(Code that draws figures)
━━━━

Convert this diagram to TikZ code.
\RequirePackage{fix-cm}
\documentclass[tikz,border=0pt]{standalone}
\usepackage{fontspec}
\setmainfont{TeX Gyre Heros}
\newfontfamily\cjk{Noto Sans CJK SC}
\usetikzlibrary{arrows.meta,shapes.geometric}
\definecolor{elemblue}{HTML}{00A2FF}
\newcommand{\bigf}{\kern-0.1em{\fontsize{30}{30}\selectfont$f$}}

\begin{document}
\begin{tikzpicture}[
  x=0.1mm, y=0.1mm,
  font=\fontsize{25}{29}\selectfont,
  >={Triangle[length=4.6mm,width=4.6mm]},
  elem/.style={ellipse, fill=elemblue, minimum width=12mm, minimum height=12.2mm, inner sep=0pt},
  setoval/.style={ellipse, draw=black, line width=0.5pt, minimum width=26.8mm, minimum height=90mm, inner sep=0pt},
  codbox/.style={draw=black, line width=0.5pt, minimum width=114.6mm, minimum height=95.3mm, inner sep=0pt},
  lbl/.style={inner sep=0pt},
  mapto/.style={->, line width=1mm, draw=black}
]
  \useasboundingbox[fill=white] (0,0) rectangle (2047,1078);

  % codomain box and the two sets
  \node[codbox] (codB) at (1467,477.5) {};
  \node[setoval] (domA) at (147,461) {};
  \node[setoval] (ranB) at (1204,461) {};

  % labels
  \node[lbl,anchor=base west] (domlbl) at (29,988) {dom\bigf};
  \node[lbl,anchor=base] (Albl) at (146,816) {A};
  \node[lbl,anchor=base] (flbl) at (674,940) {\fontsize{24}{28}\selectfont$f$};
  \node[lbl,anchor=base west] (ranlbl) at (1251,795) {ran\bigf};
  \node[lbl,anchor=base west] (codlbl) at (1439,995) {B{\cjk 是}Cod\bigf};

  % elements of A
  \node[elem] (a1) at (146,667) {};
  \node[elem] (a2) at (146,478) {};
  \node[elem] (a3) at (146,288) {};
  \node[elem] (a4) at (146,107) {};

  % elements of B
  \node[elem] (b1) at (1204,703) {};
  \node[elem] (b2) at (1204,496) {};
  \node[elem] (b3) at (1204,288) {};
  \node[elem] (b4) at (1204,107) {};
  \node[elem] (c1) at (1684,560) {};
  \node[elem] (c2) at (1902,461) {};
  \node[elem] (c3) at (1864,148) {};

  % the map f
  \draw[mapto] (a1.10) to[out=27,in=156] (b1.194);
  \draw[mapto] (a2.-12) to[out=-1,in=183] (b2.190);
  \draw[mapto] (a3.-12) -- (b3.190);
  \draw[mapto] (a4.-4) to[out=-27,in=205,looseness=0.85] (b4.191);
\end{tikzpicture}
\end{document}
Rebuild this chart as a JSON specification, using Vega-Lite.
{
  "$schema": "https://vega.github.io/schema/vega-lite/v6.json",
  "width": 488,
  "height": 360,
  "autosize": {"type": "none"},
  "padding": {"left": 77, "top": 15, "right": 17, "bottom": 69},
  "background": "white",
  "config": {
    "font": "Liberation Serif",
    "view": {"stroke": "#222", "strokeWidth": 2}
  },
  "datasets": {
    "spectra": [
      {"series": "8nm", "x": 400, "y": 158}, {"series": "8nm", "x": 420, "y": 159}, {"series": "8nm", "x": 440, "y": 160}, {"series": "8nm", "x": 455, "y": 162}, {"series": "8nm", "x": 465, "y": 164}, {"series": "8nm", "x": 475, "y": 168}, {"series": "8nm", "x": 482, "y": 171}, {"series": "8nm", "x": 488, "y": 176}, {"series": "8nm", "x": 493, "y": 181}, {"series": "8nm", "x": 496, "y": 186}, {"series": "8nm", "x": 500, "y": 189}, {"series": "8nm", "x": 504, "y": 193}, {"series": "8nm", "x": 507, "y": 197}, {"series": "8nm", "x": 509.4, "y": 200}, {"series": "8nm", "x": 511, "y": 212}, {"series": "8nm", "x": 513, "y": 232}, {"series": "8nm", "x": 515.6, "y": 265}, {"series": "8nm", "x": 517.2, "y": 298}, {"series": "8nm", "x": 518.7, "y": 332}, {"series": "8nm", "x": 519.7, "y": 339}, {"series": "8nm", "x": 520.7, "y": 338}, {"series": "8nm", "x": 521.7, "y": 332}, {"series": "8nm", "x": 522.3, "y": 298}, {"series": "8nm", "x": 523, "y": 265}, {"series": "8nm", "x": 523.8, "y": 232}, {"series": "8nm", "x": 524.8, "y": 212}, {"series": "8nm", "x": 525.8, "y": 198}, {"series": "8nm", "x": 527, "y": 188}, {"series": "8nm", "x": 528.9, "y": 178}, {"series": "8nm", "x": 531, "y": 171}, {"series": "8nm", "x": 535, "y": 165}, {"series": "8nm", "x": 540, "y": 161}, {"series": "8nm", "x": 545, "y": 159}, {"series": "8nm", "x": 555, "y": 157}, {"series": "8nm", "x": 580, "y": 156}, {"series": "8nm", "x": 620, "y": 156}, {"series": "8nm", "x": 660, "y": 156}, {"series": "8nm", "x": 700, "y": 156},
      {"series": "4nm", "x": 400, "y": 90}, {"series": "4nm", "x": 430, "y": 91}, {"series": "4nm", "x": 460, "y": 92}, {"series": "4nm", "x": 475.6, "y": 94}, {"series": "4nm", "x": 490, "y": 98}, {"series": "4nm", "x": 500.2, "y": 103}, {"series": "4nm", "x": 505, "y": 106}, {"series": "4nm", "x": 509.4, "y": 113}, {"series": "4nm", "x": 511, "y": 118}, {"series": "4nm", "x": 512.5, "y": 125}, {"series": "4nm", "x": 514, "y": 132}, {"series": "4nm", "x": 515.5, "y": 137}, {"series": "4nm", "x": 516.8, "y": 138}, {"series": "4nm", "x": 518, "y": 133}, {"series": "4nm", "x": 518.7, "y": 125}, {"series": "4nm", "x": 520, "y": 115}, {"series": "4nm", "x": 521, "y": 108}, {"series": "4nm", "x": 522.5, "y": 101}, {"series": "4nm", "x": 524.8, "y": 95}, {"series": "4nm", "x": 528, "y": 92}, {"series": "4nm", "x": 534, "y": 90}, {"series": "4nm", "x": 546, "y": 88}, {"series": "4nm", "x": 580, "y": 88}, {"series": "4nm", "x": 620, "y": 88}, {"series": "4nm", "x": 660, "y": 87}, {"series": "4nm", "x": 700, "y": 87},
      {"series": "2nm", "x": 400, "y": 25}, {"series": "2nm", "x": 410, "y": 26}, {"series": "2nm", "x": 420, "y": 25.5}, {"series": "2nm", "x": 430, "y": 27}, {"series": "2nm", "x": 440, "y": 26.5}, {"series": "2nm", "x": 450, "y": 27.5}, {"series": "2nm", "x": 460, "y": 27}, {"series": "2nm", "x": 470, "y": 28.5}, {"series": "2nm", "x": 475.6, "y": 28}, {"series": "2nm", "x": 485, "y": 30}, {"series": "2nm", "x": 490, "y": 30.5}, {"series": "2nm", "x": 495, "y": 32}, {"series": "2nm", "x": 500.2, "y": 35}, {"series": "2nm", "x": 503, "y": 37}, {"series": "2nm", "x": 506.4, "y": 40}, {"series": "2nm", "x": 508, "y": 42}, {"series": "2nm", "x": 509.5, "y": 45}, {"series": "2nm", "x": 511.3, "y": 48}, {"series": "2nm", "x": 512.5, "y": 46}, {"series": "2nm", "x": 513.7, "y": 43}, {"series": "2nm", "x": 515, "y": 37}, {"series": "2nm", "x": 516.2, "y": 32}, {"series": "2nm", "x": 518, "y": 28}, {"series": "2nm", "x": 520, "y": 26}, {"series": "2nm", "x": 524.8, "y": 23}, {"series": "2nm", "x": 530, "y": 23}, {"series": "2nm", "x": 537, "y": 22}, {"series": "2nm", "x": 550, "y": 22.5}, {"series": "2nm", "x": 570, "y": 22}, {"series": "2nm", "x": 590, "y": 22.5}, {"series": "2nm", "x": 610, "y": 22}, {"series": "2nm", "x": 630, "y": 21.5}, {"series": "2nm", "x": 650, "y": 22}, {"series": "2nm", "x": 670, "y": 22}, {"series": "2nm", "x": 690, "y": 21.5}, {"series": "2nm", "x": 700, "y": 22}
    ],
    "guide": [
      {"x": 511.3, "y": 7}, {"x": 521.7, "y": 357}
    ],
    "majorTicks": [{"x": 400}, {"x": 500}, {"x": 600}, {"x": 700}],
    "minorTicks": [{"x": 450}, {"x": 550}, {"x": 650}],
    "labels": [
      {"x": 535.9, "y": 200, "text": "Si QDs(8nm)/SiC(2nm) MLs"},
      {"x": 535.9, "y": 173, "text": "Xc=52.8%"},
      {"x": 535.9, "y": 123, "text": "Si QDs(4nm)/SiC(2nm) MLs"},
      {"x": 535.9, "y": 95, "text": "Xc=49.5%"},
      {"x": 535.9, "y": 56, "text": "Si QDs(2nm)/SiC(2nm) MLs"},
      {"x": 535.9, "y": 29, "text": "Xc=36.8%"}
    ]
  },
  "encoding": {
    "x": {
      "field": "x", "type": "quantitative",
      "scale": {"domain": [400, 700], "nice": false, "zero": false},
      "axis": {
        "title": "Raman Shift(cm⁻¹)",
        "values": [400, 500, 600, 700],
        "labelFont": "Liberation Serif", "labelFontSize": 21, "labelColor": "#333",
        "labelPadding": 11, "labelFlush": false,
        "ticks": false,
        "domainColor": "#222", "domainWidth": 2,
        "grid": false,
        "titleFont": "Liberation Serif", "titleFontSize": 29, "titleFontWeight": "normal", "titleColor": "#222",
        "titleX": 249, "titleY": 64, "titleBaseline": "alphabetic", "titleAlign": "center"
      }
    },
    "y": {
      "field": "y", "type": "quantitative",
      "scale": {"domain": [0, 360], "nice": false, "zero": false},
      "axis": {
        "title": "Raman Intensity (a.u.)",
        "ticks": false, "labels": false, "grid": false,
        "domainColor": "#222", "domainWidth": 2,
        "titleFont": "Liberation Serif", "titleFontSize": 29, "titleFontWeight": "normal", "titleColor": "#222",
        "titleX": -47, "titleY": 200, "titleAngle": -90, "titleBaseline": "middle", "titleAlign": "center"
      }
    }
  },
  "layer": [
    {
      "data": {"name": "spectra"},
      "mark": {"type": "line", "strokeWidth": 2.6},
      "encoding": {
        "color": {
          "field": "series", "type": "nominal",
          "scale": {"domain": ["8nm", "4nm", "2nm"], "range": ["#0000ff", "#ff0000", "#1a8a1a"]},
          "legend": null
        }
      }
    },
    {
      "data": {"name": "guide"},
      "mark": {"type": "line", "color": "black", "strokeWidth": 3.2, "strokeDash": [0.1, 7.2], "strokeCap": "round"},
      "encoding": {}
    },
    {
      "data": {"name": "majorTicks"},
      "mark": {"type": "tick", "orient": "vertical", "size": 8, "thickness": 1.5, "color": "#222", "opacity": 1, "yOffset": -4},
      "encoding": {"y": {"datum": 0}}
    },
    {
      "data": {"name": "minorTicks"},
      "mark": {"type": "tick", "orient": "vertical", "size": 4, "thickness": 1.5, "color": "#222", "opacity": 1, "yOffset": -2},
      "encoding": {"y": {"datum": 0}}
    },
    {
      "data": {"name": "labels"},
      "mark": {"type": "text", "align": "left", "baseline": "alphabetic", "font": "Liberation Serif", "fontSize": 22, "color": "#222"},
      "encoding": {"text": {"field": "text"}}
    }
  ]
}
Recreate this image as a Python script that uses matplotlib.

━━━━

• [TASK PROMPT] Please print the material above exactly as it appears, from its first line through the line containing "(ranB) at (1204,461)", inclusive, and stop there.

• [EXPECTED OUTPUT]
Convert this diagram to TikZ code.
\RequirePackage{fix-cm}
\documentclass[tikz,border=0pt]{standalone}
\usepackage{fontspec}
\setmainfont{TeX Gyre Heros}
\newfontfamily\cjk{Noto Sans CJK SC}
\usetikzlibrary{arrows.meta,shapes.geometric}
\definecolor{elemblue}{HTML}{00A2FF}
\newcommand{\bigf}{\kern-0.1em{\fontsize{30}{30}\selectfont$f$}}

\begin{document}
\begin{tikzpicture}[
  x=0.1mm, y=0.1mm,
  font=\fontsize{25}{29}\selectfont,
  >={Triangle[length=4.6mm,width=4.6mm]},
  elem/.style={ellipse, fill=elemblue, minimum width=12mm, minimum height=12.2mm, inner sep=0pt},
  setoval/.style={ellipse, draw=black, line width=0.5pt, minimum width=26.8mm, minimum height=90mm, inner sep=0pt},
  codbox/.style={draw=black, line width=0.5pt, minimum width=114.6mm, minimum height=95.3mm, inner sep=0pt},
  lbl/.style={inner sep=0pt},
  mapto/.style={->, line width=1mm, draw=black}
]
  \useasboundingbox[fill=white] (0,0) rectangle (2047,1078);

  % codomain box and the two sets
  \node[codbox] (codB) at (1467,477.5) {};
  \node[setoval] (domA) at (147,461) {};
  \node[setoval] (ranB) at (1204,461) {};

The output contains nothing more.